_To do_:
Make an exact copy of the listing below.

● ● ●

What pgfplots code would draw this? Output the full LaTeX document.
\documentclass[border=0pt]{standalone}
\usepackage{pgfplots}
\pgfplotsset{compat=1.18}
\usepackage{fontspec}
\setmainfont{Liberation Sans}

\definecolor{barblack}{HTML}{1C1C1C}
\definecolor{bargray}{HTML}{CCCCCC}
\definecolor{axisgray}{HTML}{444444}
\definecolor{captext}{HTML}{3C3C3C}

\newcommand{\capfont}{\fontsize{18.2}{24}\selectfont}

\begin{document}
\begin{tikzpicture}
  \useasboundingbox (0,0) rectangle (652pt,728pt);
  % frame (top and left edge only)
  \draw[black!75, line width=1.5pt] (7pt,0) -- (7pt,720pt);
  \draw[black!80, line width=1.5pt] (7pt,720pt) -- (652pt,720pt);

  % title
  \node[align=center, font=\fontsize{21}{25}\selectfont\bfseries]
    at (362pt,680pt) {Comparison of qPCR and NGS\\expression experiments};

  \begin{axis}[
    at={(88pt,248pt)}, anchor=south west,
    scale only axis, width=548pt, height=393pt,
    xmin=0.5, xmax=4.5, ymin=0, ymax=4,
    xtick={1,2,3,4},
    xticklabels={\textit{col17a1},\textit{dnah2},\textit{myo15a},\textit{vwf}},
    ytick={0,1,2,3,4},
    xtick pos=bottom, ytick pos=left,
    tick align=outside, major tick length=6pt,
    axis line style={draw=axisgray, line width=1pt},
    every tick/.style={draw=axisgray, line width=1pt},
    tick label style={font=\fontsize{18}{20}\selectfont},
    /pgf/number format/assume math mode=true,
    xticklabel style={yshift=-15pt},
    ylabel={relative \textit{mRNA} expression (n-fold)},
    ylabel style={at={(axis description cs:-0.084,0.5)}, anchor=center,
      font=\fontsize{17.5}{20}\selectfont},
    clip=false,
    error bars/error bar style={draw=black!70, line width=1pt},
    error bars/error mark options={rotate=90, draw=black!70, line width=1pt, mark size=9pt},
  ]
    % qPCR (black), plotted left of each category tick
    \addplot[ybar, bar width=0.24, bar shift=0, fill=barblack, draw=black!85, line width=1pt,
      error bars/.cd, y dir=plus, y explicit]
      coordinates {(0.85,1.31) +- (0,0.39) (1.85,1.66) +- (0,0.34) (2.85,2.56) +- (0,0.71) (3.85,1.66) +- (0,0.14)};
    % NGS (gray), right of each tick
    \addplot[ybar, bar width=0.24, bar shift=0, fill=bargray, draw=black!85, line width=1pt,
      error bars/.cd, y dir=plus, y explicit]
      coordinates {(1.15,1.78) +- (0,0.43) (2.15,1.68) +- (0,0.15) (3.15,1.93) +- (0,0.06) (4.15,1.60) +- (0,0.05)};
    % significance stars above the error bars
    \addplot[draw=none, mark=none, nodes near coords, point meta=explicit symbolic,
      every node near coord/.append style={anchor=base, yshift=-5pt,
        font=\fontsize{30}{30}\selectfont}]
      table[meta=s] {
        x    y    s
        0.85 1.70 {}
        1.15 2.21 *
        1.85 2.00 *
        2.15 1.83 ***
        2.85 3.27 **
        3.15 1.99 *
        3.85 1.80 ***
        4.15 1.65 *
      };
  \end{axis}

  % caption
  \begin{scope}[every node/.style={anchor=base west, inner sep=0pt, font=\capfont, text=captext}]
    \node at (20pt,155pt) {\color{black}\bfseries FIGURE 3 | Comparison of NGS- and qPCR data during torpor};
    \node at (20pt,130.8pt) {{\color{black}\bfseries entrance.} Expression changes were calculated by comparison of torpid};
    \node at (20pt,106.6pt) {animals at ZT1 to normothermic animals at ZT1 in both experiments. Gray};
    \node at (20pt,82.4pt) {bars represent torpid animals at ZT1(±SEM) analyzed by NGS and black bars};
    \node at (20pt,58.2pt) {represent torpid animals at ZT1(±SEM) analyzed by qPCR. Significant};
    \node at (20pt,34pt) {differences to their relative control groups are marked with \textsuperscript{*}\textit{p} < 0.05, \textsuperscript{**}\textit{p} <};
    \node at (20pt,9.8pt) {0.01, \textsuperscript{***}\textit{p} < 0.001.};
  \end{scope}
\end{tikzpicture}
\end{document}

● ● ●

_Complete output_:
What pgfplots code would draw this? Output the full LaTeX document.
\documentclass[border=0pt]{standalone}
\usepackage{pgfplots}
\pgfplotsset{compat=1.18}
\usepackage{fontspec}
\setmainfont{Liberation Sans}

\definecolor{barblack}{HTML}{1C1C1C}
\definecolor{bargray}{HTML}{CCCCCC}
\definecolor{axisgray}{HTML}{444444}
\definecolor{captext}{HTML}{3C3C3C}

\newcommand{\capfont}{\fontsize{18.2}{24}\selectfont}

\begin{document}
\begin{tikzpicture}
  \useasboundingbox (0,0) rectangle (652pt,728pt);
  % frame (top and left edge only)
  \draw[black!75, line width=1.5pt] (7pt,0) -- (7pt,720pt);
  \draw[black!80, line width=1.5pt] (7pt,720pt) -- (652pt,720pt);

  % title
  \node[align=center, font=\fontsize{21}{25}\selectfont\bfseries]
    at (362pt,680pt) {Comparison of qPCR and NGS\\expression experiments};

  \begin{axis}[
    at={(88pt,248pt)}, anchor=south west,
    scale only axis, width=548pt, height=393pt,
    xmin=0.5, xmax=4.5, ymin=0, ymax=4,
    xtick={1,2,3,4},
    xticklabels={\textit{col17a1},\textit{dnah2},\textit{myo15a},\textit{vwf}},
    ytick={0,1,2,3,4},
    xtick pos=bottom, ytick pos=left,
    tick align=outside, major tick length=6pt,
    axis line style={draw=axisgray, line width=1pt},
    every tick/.style={draw=axisgray, line width=1pt},
    tick label style={font=\fontsize{18}{20}\selectfont},
    /pgf/number format/assume math mode=true,
    xticklabel style={yshift=-15pt},
    ylabel={relative \textit{mRNA} expression (n-fold)},
    ylabel style={at={(axis description cs:-0.084,0.5)}, anchor=center,
      font=\fontsize{17.5}{20}\selectfont},
    clip=false,
    error bars/error bar style={draw=black!70, line width=1pt},
    error bars/error mark options={rotate=90, draw=black!70, line width=1pt, mark size=9pt},
  ]
    % qPCR (black), plotted left of each category tick
    \addplot[ybar, bar width=0.24, bar shift=0, fill=barblack, draw=black!85, line width=1pt,
      error bars/.cd, y dir=plus, y explicit]
      coordinates {(0.85,1.31) +- (0,0.39) (1.85,1.66) +- (0,0.34) (2.85,2.56) +- (0,0.71) (3.85,1.66) +- (0,0.14)};
    % NGS (gray), right of each tick
    \addplot[ybar, bar width=0.24, bar shift=0, fill=bargray, draw=black!85, line width=1pt,
      error bars/.cd, y dir=plus, y explicit]
      coordinates {(1.15,1.78) +- (0,0.43) (2.15,1.68) +- (0,0.15) (3.15,1.93) +- (0,0.06) (4.15,1.60) +- (0,0.05)};
    % significance stars above the error bars
    \addplot[draw=none, mark=none, nodes near coords, point meta=explicit symbolic,
      every node near coord/.append style={anchor=base, yshift=-5pt,
        font=\fontsize{30}{30}\selectfont}]
      table[meta=s] {
        x    y    s
        0.85 1.70 {}
        1.15 2.21 *
        1.85 2.00 *
        2.15 1.83 ***
        2.85 3.27 **
        3.15 1.99 *
        3.85 1.80 ***
        4.15 1.65 *
      };
  \end{axis}

  % caption
  \begin{scope}[every node/.style={anchor=base west, inner sep=0pt, font=\capfont, text=captext}]
    \node at (20pt,155pt) {\color{black}\bfseries FIGURE 3 | Comparison of NGS- and qPCR data during torpor};
    \node at (20pt,130.8pt) {{\color{black}\bfseries entrance.} Expression changes were calculated by comparison of torpid};
    \node at (20pt,106.6pt) {animals at ZT1 to normothermic animals at ZT1 in both experiments. Gray};
    \node at (20pt,82.4pt) {bars represent torpid animals at ZT1(±SEM) analyzed by NGS and black bars};
    \node at (20pt,58.2pt) {represent torpid animals at ZT1(±SEM) analyzed by qPCR. Significant};
    \node at (20pt,34pt) {differences to their relative control groups are marked with \textsuperscript{*}\textit{p} < 0.05, \textsuperscript{**}\textit{p} <};
    \node at (20pt,9.8pt) {0.01, \textsuperscript{***}\textit{p} < 0.001.};
  \end{scope}
\end{tikzpicture}
\end{document}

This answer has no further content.